Instructions to follow —
Do not copy the pictures; transcribe all other material exactly.

###

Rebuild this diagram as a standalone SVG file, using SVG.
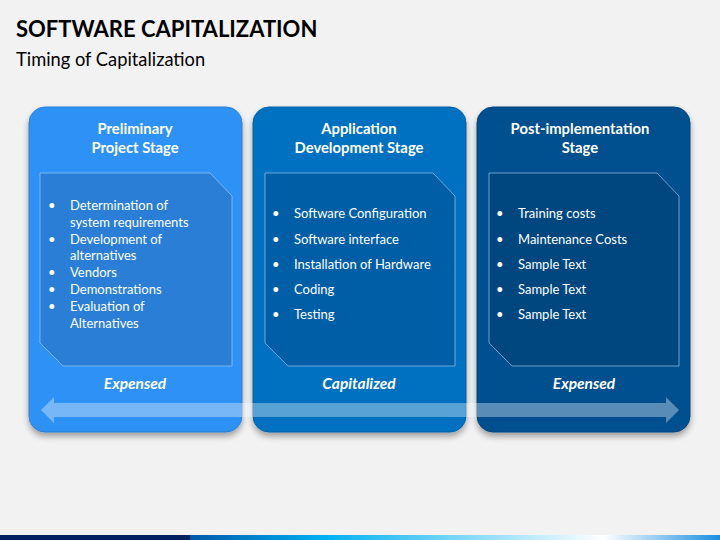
<svg xmlns="http://www.w3.org/2000/svg" width="720" height="540" viewBox="0 0 720 540">
<defs>
<filter id="sh" x="-10%" y="-10%" width="120%" height="125%">
<feGaussianBlur in="SourceAlpha" stdDeviation="3"/>
<feOffset dx="0" dy="4" result="b"/>
<feComponentTransfer><feFuncA type="linear" slope="0.35"/></feComponentTransfer>
<feMerge><feMergeNode/><feMergeNode in="SourceGraphic"/></feMerge>
</filter>
<linearGradient id="bar" x1="0" y1="0" x2="1" y2="0">
<stop offset="0" stop-color="#0058a8"/>
<stop offset="0.25" stop-color="#00b0f0"/>
<stop offset="0.78" stop-color="#ffffff"/>
<stop offset="1" stop-color="#1a8fe0"/>
</linearGradient>
<style>
.t{font-family:Lato,"Open Sans","Liberation Sans",sans-serif;fill:#ffffff}
.h{font-weight:bold;font-size:14.8px;text-anchor:middle}
.b{font-size:13px}
.f{font-weight:bold;font-style:italic;font-size:15.5px;text-anchor:middle}
.inner{stroke:#a9d0f5;stroke-width:0.8;stroke-opacity:0.8}
</style>
</defs>
<rect width="720" height="540" fill="#f2f2f2"/>
<text x="16" y="37" font-family="Lato,'Open Sans','Liberation Sans',sans-serif" font-weight="bold" font-size="22" fill="#000">SOFTWARE CAPITALIZATION</text>
<text x="16" y="66" font-family="Lato,'Open Sans','Liberation Sans',sans-serif" font-size="18.3" fill="#000">Timing of Capitalization</text>

<g id="stage1">
<rect x="29" y="107" width="213" height="325" rx="16" fill="#2f91f5" stroke="#2a7fd6" stroke-width="1" filter="url(#sh)"/>
<path class="inner" d="M40 173 H210 L232 196 V366 H63 L40 343 Z" fill="#2a7ed6"/>
<text class="t h" x="135" y="134">Preliminary</text>
<text class="t h" x="135" y="153">Project Stage</text>
<g class="t b">
<text x="48" y="210">•</text><text x="70" y="210">Determination of</text>
<text x="70" y="227">system requirements</text>
<text x="48" y="244">•</text><text x="70" y="244">Development of</text>
<text x="70" y="260">alternatives</text>
<text x="48" y="277">•</text><text x="70" y="277">Vendors</text>
<text x="48" y="294">•</text><text x="70" y="294">Demonstrations</text>
<text x="48" y="311">•</text><text x="70" y="311">Evaluation of</text>
<text x="70" y="328">Alternatives</text>
</g>
<text class="t f" x="135" y="389">Expensed</text>
</g>

<g id="stage2">
<rect x="253" y="107" width="213" height="325" rx="16" fill="#0070c0" stroke="#0063aa" stroke-width="1" filter="url(#sh)"/>
<path class="inner" d="M265 173 H433 L455 196 V366 H288 L265 343 Z" fill="#005ea6"/>
<text class="t h" x="359" y="134">Application</text>
<text class="t h" x="359" y="153">Development Stage</text>
<g class="t b">
<text x="272" y="218">•</text><text x="294" y="218">Software Configuration</text>
<text x="272" y="244">•</text><text x="294" y="244">Software interface</text>
<text x="272" y="269">•</text><text x="294" y="269">Installation of Hardware</text>
<text x="272" y="294">•</text><text x="294" y="294">Coding</text>
<text x="272" y="319">•</text><text x="294" y="319">Testing</text>
</g>
<text class="t f" x="359" y="389">Capitalized</text>
</g>

<g id="stage3">
<rect x="477" y="107" width="213" height="325" rx="16" fill="#00508f" stroke="#00467e" stroke-width="1" filter="url(#sh)"/>
<path class="inner" d="M489 173 H657 L679 196 V366 H512 L489 343 Z" fill="#00477f"/>
<text class="t h" x="580" y="134">Post-implementation</text>
<text class="t h" x="580" y="153">Stage</text>
<g class="t b">
<text x="496" y="218">•</text><text x="518" y="218">Training costs</text>
<text x="496" y="244">•</text><text x="518" y="244">Maintenance Costs</text>
<text x="496" y="269">•</text><text x="518" y="269">Sample Text</text>
<text x="496" y="294">•</text><text x="518" y="294">Sample Text</text>
<text x="496" y="319">•</text><text x="518" y="319">Sample Text</text>
</g>
<text class="t f" x="584" y="389">Expensed</text>
</g>

<g id="connectors">
<path d="M41 410 L54 397 V403 H666 V397 L679 410 L666 423 V417 H54 V423 Z" fill="#ffffff" fill-opacity="0.35"/>
</g>

<rect x="0" y="535" width="190" height="5" fill="#002060"/>
<rect x="190" y="535" width="530" height="5" fill="url(#bar)"/>
</svg>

###

Solution for this task —
Rebuild this diagram as a standalone SVG file, using SVG.
<svg xmlns="http://www.w3.org/2000/svg" width="720" height="540" viewBox="0 0 720 540">
<defs>
<filter id="sh" x="-10%" y="-10%" width="120%" height="125%">
<feGaussianBlur in="SourceAlpha" stdDeviation="3"/>
<feOffset dx="0" dy="4" result="b"/>
<feComponentTransfer><feFuncA type="linear" slope="0.35"/></feComponentTransfer>
<feMerge><feMergeNode/><feMergeNode in="SourceGraphic"/></feMerge>
</filter>
<linearGradient id="bar" x1="0" y1="0" x2="1" y2="0">
<stop offset="0" stop-color="#0058a8"/>
<stop offset="0.25" stop-color="#00b0f0"/>
<stop offset="0.78" stop-color="#ffffff"/>
<stop offset="1" stop-color="#1a8fe0"/>
</linearGradient>
<style>
.t{font-family:Lato,"Open Sans","Liberation Sans",sans-serif;fill:#ffffff}
.h{font-weight:bold;font-size:14.8px;text-anchor:middle}
.b{font-size:13px}
.f{font-weight:bold;font-style:italic;font-size:15.5px;text-anchor:middle}
.inner{stroke:#a9d0f5;stroke-width:0.8;stroke-opacity:0.8}
</style>
</defs>
<rect width="720" height="540" fill="#f2f2f2"/>
<text x="16" y="37" font-family="Lato,'Open Sans','Liberation Sans',sans-serif" font-weight="bold" font-size="22" fill="#000">SOFTWARE CAPITALIZATION</text>
<text x="16" y="66" font-family="Lato,'Open Sans','Liberation Sans',sans-serif" font-size="18.3" fill="#000">Timing of Capitalization</text>

<g id="stage1">
<rect x="29" y="107" width="213" height="325" rx="16" fill="#2f91f5" stroke="#2a7fd6" stroke-width="1" filter="url(#sh)"/>
<path class="inner" d="M40 173 H210 L232 196 V366 H63 L40 343 Z" fill="#2a7ed6"/>
<text class="t h" x="135" y="134">Preliminary</text>
<text class="t h" x="135" y="153">Project Stage</text>
<g class="t b">
<text x="48" y="210">•</text><text x="70" y="210">Determination of</text>
<text x="70" y="227">system requirements</text>
<text x="48" y="244">•</text><text x="70" y="244">Development of</text>
<text x="70" y="260">alternatives</text>
<text x="48" y="277">•</text><text x="70" y="277">Vendors</text>
<text x="48" y="294">•</text><text x="70" y="294">Demonstrations</text>
<text x="48" y="311">•</text><text x="70" y="311">Evaluation of</text>
<text x="70" y="328">Alternatives</text>
</g>
<text class="t f" x="135" y="389">Expensed</text>
</g>

<g id="stage2">
<rect x="253" y="107" width="213" height="325" rx="16" fill="#0070c0" stroke="#0063aa" stroke-width="1" filter="url(#sh)"/>
<path class="inner" d="M265 173 H433 L455 196 V366 H288 L265 343 Z" fill="#005ea6"/>
<text class="t h" x="359" y="134">Application</text>
<text class="t h" x="359" y="153">Development Stage</text>
<g class="t b">
<text x="272" y="218">•</text><text x="294" y="218">Software Configuration</text>
<text x="272" y="244">•</text><text x="294" y="244">Software interface</text>
<text x="272" y="269">•</text><text x="294" y="269">Installation of Hardware</text>
<text x="272" y="294">•</text><text x="294" y="294">Coding</text>
<text x="272" y="319">•</text><text x="294" y="319">Testing</text>
</g>
<text class="t f" x="359" y="389">Capitalized</text>
</g>

<g id="stage3">
<rect x="477" y="107" width="213" height="325" rx="16" fill="#00508f" stroke="#00467e" stroke-width="1" filter="url(#sh)"/>
<path class="inner" d="M489 173 H657 L679 196 V366 H512 L489 343 Z" fill="#00477f"/>
<text class="t h" x="580" y="134">Post-implementation</text>
<text class="t h" x="580" y="153">Stage</text>
<g class="t b">
<text x="496" y="218">•</text><text x="518" y="218">Training costs</text>
<text x="496" y="244">•</text><text x="518" y="244">Maintenance Costs</text>
<text x="496" y="269">•</text><text x="518" y="269">Sample Text</text>
<text x="496" y="294">•</text><text x="518" y="294">Sample Text</text>
<text x="496" y="319">•</text><text x="518" y="319">Sample Text</text>
</g>
<text class="t f" x="584" y="389">Expensed</text>
</g>

<g id="connectors">
<path d="M41 410 L54 397 V403 H666 V397 L679 410 L666 423 V417 H54 V423 Z" fill="#ffffff" fill-opacity="0.35"/>
</g>

<rect x="0" y="535" width="190" height="5" fill="#002060"/>
<rect x="190" y="535" width="530" height="5" fill="url(#bar)"/>
</svg>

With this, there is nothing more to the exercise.